The company reported second quarter net earnings of $0.39 per diluted share, compared to $0.52 per diluted share in the prior year. For the quarter, earnings included gains from divestiture activity and asset sales, which totaled approximately $0.08 per diluted share. Second quarter earnings also benefited from savings from expense reduction activities, lower energy costs, a decrease in merchandise expense and a lower effective tax rate. These benefits were offset by the reduction in fixed cost absorption due to lower revenue. The company drove a sequential improvement in earnings per diluted share, even when excluding the net gain from divestitures and a lower effective tax rate.

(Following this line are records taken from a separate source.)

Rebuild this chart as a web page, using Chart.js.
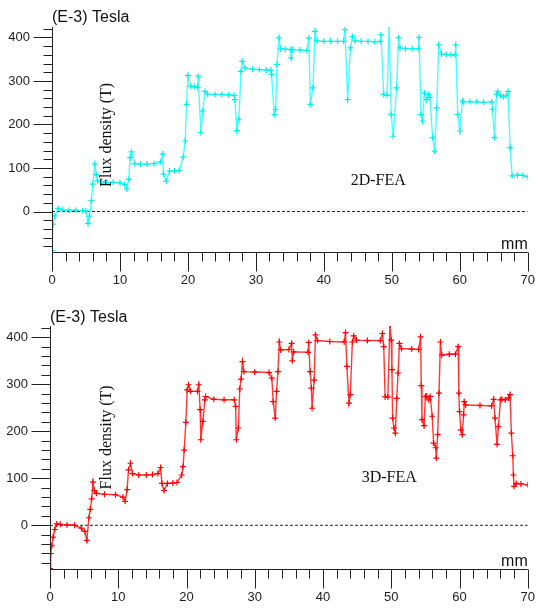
<!DOCTYPE html>
<html>
<head>
<meta charset="utf-8">
<title>Flux density - 2D-FEA / 3D-FEA</title>
<script src="https://cdn.jsdelivr.net/npm/chart.js@4.4.1/dist/chart.umd.min.js"></script>
<style>
  html, body { margin: 0; padding: 0; background: #fff; }
  canvas { display: block; }
</style>
</head>
<body>
<canvas id="fea2d" width="537" height="300"></canvas>
<canvas id="fea3d" width="537" height="309"></canvas>
<script>
// position along the path (mm) and flux density (E-3 Tesla)
const pos2D = [0.0, 0.15, 0.4, 0.9, 1.5, 2.5, 3.5, 4.5, 5.0, 5.3, 5.5, 5.8, 6.0, 6.3, 6.5, 6.7, 7.3, 8.0, 9.0, 10.0,
  10.7, 11.0, 11.3, 11.5, 11.7, 12.2, 13.0, 14.0, 15.0, 16.0, 16.3, 16.4, 16.8, 17.3, 18.0, 18.7, 19.3, 19.6, 19.8, 20.0,
  20.4, 21.0, 21.4, 21.5, 21.9, 22.2, 22.5, 22.9, 24.0, 25.0, 26.0, 26.8, 26.9, 27.2, 27.5, 27.8, 28.0, 28.4, 29.5, 30.5,
  31.5, 32.2, 32.3, 32.7, 32.9, 33.1, 33.4, 33.6, 34.3, 35.1, 35.2, 35.4, 36.5, 37.5, 37.8, 38.0, 38.4, 38.7, 39.0, 40.0,
  41.0, 42.0, 42.9, 43.1, 43.5, 43.9, 44.2, 44.6, 45.5, 46.5, 47.5, 48.3, 48.4, 48.8, 49.3, 49.6, 49.9, 50.2, 50.7, 51.0,
  51.2, 52.0, 53.0, 53.9, 54.0, 54.3, 54.5, 54.8, 55.1, 55.4, 55.6, 56.0, 56.3, 56.6, 56.9, 57.3, 58.0, 58.7, 59.3, 59.4,
  59.7, 60.0, 60.4, 60.5, 61.5, 62.5, 63.5, 64.7, 64.8, 65.1, 65.4, 65.6, 66.0, 66.4, 66.8, 67.1, 67.4, 67.7, 68.5, 69.3, 70.0];
const flux2D = [-90, -29, -10, 7, 4, 3, 3, 2, 1, -27, -12, 25, 63, 109, 85, 71, 68, 67, 67, 66,
  62, 52, 74, 124, 137, 110, 109, 109, 110, 114, 132, 86, 70, 93, 93, 94, 125, 162, 246, 313,
  288, 287, 285, 311, 181, 231, 276, 270, 269, 269, 268, 267, 257, 186, 212, 322, 345, 330, 327, 326,
  325, 325, 315, 223, 235, 338, 399, 374, 373, 372, 353, 372, 371, 370, 399, 246, 284, 414, 392, 391,
  391, 391, 391, 418, 257, 376, 402, 392, 391, 391, 390, 391, 406, 269, 267, 429, 223, 173, 284, 399,
  376, 374, 374, 374, 400, 223, 208, 272, 257, 269, 262, 170, 139, 238, 383, 362, 361, 360, 360, 383,
  223, 185, 254, 252, 252, 252, 251, 252, 235, 170, 269, 276, 266, 264, 266, 276, 147, 82, 84, 83, 80];

const pos3D = [0.0, 0.1, 0.25, 0.45, 0.7, 1.0, 1.5, 2.5, 3.6, 4.6, 5.1, 5.4, 5.7, 5.9, 6.1, 6.3, 6.5, 6.8, 8.0, 9.6,
  10.7, 11.0, 11.3, 11.5, 11.8, 12.1, 13.0, 14.1, 15.0, 15.8, 16.2, 16.4, 16.7, 17.2, 18.0, 18.6, 19.3, 19.5, 19.66, 19.9,
  20.1, 20.3, 20.6, 21.6, 21.8, 22.0, 22.1, 22.4, 22.7, 22.8, 24.0, 25.5, 27.0, 27.2, 27.3, 27.6, 27.8, 28.0, 28.2, 28.4,
  30.0, 32.1, 32.5, 32.7, 33.0, 33.2, 33.4, 33.6, 33.8, 35.0, 35.4, 35.5, 35.7, 37.8, 37.9, 38.1, 38.3, 38.4, 38.7, 38.9,
  39.2, 41.0, 43.1, 43.3, 43.5, 43.8, 44.0, 44.3, 44.5, 44.9, 46.5, 48.4, 48.7, 48.9, 49.1, 49.5, 49.8, 50.0, 50.1, 50.2,
  50.4, 50.6, 50.8, 51.0, 51.2, 51.5, 53.0, 54.0, 54.3, 54.4, 54.5, 54.8, 55.0, 55.2, 55.5, 55.7, 56.0, 56.2, 56.5, 56.6,
  56.8, 57.0, 57.2, 57.4, 58.5, 59.4, 59.8, 59.9, 60.0, 60.2, 60.4, 60.6, 60.7, 60.9, 63.0, 64.7, 65.0, 65.2, 65.5, 65.7,
  66.0, 66.2, 66.7, 67.2, 67.4, 67.6, 67.8, 67.9, 68.0, 68.3, 69.0, 70.0];
const flux3D = [-92, -60, -44, -25, -9, 3, 2, 1, 0, -6, -13, -32, 16, 34, 56, 92, 74, 68, 66, 65,
  60, 51, 76, 118, 132, 110, 107, 107, 108, 110, 123, 89, 74, 89, 90, 91, 107, 125, 160, 219,
  288, 299, 285, 285, 299, 246, 182, 221, 267, 274, 268, 267, 267, 253, 182, 207, 290, 311, 348, 327,
  326, 325, 313, 263, 228, 285, 327, 390, 373, 374, 387, 350, 369, 368, 389, 327, 292, 249, 309, 405,
  393, 391, 390, 410, 338, 260, 278, 390, 403, 394, 393, 393, 408, 380, 273, 273, 426, 394, 331, 228,
  207, 196, 270, 324, 387, 376, 375, 374, 401, 297, 225, 212, 274, 275, 267, 274, 232, 175, 165, 143,
  193, 281, 390, 362, 364, 364, 380, 281, 242, 203, 193, 235, 263, 256, 255, 254, 268, 228, 172, 210,
  267, 268, 267, 271, 278, 196, 148, 107, 83, 89, 88, 86];

const xTickLabels = [0, 10, 20, 30, 40, 50, 60, 70];
const yTickLabels = [0, 100, 200, 300, 400];
const zeroSpan = [0, 70];

// axis lines, major + minor tick marks, and the loose texts
const axisMarks = {
  id: 'axisMarks',
  afterDraw(chart, args, o) {
    const { ctx, chartArea: a, scales: { x, y } } = chart;
    const L = Math.round(a.left) + 0.5, B = Math.round(a.bottom) + 0.5;
    ctx.save();
    ctx.strokeStyle = '#222';
    ctx.lineWidth = 1;
    ctx.beginPath();
    ctx.moveTo(L, a.top);
    ctx.lineTo(L, B);
    ctx.lineTo(a.right, B);
    for (let v = 0; v <= 70; v += 2) {
      const px = Math.round(x.getPixelForValue(v)) + 0.5;
      ctx.moveTo(px, B);
      ctx.lineTo(px, B + (v % 10 === 0 ? 19 : 9));
    }
    for (let v = -80; v <= 420; v += 20) {
      const py = Math.round(y.getPixelForValue(v)) + 0.5;
      ctx.moveTo(L, py);
      ctx.lineTo(L - (v % 100 === 0 ? 19 : 9), py);
    }
    ctx.stroke();

    ctx.fillStyle = '#111';
    ctx.font = '16px "Liberation Sans", Arial, sans-serif';
    ctx.textBaseline = 'alphabetic';
    ctx.textAlign = 'left';
    ctx.fillText('(E-3) Tesla', a.left, o.unitY);
    ctx.textAlign = 'right';
    ctx.fillText('mm', a.right, B - 4);

    ctx.font = '16px "Liberation Serif", "Times New Roman", serif';
    ctx.textAlign = 'center';
    ctx.textBaseline = 'middle';
    ctx.fillText(o.tag, x.getPixelForValue(o.tagAt[0]), y.getPixelForValue(o.tagAt[1]));
    ctx.translate(x.getPixelForValue(o.titleAt[0]), y.getPixelForValue(o.titleAt[1]));
    ctx.rotate(-Math.PI / 2);
    ctx.fillText('Flux density (T)', 0, 0);
    ctx.restore();
  }
};

function fluxChart(id, pos, flux, color, lineColor, o) {
  return new Chart(document.getElementById(id), {
    type: 'line',
    data: {
      datasets: [{
        data: pos.map((v, i) => ({ x: v, y: flux[i] })),
        borderColor: lineColor,
        borderWidth: 1.4,
        pointStyle: 'cross',
        pointRadius: 3,
        pointBorderColor: color,
        pointBorderWidth: 1.2,
        pointHoverRadius: 0,
        tension: 0,
        fill: false
      }, {
        data: zeroSpan.map(v => ({ x: v, y: 0 })),
        borderColor: '#222',
        borderWidth: 1,
        borderDash: [3, 2],
        pointRadius: 0,
        fill: false
      }]
    },
    options: {
      responsive: false,
      animation: false,
      events: [],
      layout: { padding: { top: o.top, right: 7, left: 0, bottom: 0 } },
      plugins: {
        legend: { display: false },
        tooltip: { enabled: false },
        axisMarks: o
      },
      scales: {
        x: {
          type: 'linear', min: 0, max: 70,
          afterFit: s => { s.height = o.xh; },
          afterBuildTicks: s => { s.ticks = xTickLabels.map(v => ({ value: v })); },
          grid: { color: 'transparent', drawOnChartArea: false, tickLength: 19 },
          border: { display: false },
          ticks: { color: '#222', font: { family: '"Liberation Sans", Arial', size: 13 }, padding: 2, maxRotation: 0, autoSkip: false }
        },
        y: {
          type: 'linear', min: -93, max: 424,
          afterFit: s => { s.width = o.left; },
          afterBuildTicks: s => { s.ticks = yTickLabels.map(v => ({ value: v })); },
          grid: { color: 'transparent', drawOnChartArea: false, tickLength: 19 },
          border: { display: false },
          ticks: { color: '#222', font: { family: '"Liberation Sans", Arial', size: 13 }, padding: 3 }
        }
      }
    },
    plugins: [axisMarks]
  });
}

fluxChart('fea2d', pos2D, flux2D, '#00f0f0', 'rgba(40,255,255,0.85)',
  { top: 27, xh: 48, left: 52, unitY: 22, tag: '2D-FEA', tagAt: [48, 70], titleAt: [8, 176] });
fluxChart('fea3d', pos3D, flux3D, '#ff0000', 'rgba(255,20,20,0.85)',
  { top: 26, xh: 40, left: 50, unitY: 22, tag: '3D-FEA', tagAt: [49.7, 100], titleAt: [8.3, 187] });
</script>
</body>
</html>
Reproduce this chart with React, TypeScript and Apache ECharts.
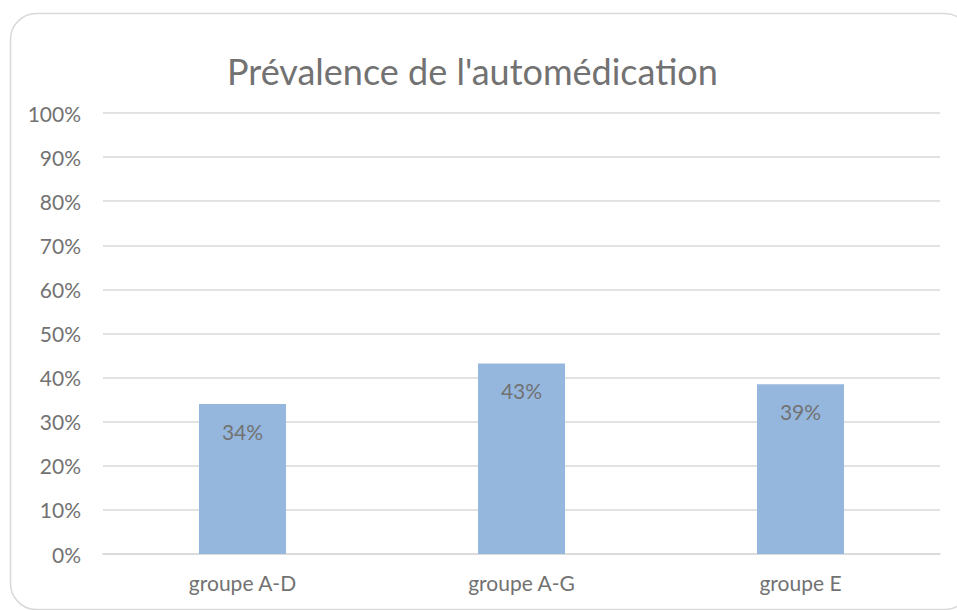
import React, { useEffect, useRef } from "react";
import * as echarts from "echarts";

const categories = ["groupe A-D", "groupe A-G", "groupe E"];
const values = [0.34, 0.432, 0.385];
const labels = ["34%", "43%", "39%"];
const titleText = "Prévalence de l'automédication";

export default function App() {
  const ref = useRef<HTMLDivElement>(null);
  useEffect(() => {
    const chart = echarts.init(ref.current!, null, { renderer: "svg" });
    const font = "Lato, 'Open Sans', sans-serif";
    const textColor = "#727272";
    chart.setOption({
      animation: false,
      backgroundColor: "#ffffff",
      title: {
        text: titleText,
        left: 222,
        top: 48,
        textStyle: { fontFamily: font, fontSize: 36, fontWeight: "normal", color: textColor },
      },
      graphic: [
        {
          type: "rect",
          shape: { x: 10.5, y: 13.5, width: 960, height: 596, r: 26 },
          style: { fill: "none", stroke: "#d9d9d9", lineWidth: 1.5 },
          silent: true,
          z: -1,
        },
      ],
      grid: { left: 103, right: 17, top: 113, bottom: 56 },
      xAxis: {
        type: "category",
        data: categories,
        axisTick: { show: false },
        axisLine: { show: true, lineStyle: { color: "#d9d9d9", width: 1.5 } },
        axisLabel: { fontFamily: font, fontSize: 21, color: textColor, margin: 18 },
      },
      yAxis: {
        type: "value",
        min: 0,
        max: 1,
        interval: 0.1,
        axisLine: { show: false },
        axisTick: { show: false },
        splitLine: { lineStyle: { color: "#d9d9d9", width: 1.5 } },
        axisLabel: {
          fontFamily: font,
          fontSize: 21,
          color: textColor,
          margin: 22,
          formatter: (v: number) => Math.round(v * 100) + "%",
        },
      },
      series: [
        {
          type: "bar",
          data: values,
          barWidth: 87,
          itemStyle: { color: "#95b7de" },
          label: {
            show: true,
            position: "insideTop",
            distance: 17,
            fontFamily: font,
            fontSize: 21,
            color: textColor,
            formatter: (p: any) => labels[p.dataIndex],
          },
        },
      ],
    });
    return () => chart.dispose();
  }, []);
  return (
    <div
      ref={ref}
      style={{ position: "absolute", left: 0, top: 0, width: 957, height: 610 }}
    />
  );
}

"Our results were consistent with our expectations," said Douglas A. Milroy, G&K's chief executive officer. "Second quarter revenue continued to stabilize and we drove a sequential improvement in operating margin and earnings. Our new game plan continues to move us forward as we drive a sharpened focus on increasing customer service, while also reducing costs and improving underperforming locations."

Income Statement Review

Second quarter revenue from rental operations decreased to $191.3 million, down from $221.2 million in the prior-year period. The company's rental organic growth rate was negative 14.0 percent, and reflects continued pressure from lower customer employment levels, increased customer financial difficulties, lower pricing and decreased new account sales. On a sequential basis, the rental organic growth rate was consistent with the company's first quarter results. For the quarter, direct sale revenue was also lower than the prior-year period, as a result of continued weak economic conditions and the non-renewal of one large customer.

Second quarter operating margin was 6.9 percent, compared to 8.1 percent in the prior-year period. When excluding net gains from divestitures and asset sales, second quarter adjusted operating margin was 5.9 percent, up 60 basis points from the company's first quarter adjusted operating margin. The sequential improvement in adjusted operating margin resulted from a reduction in staffing levels, efficient utilization of merchandise and the recent modification of certain benefit and incentive programs. These operating margin improvements were partially offset by costs associated with a union decertification at one location and expenses related to divestiture activity.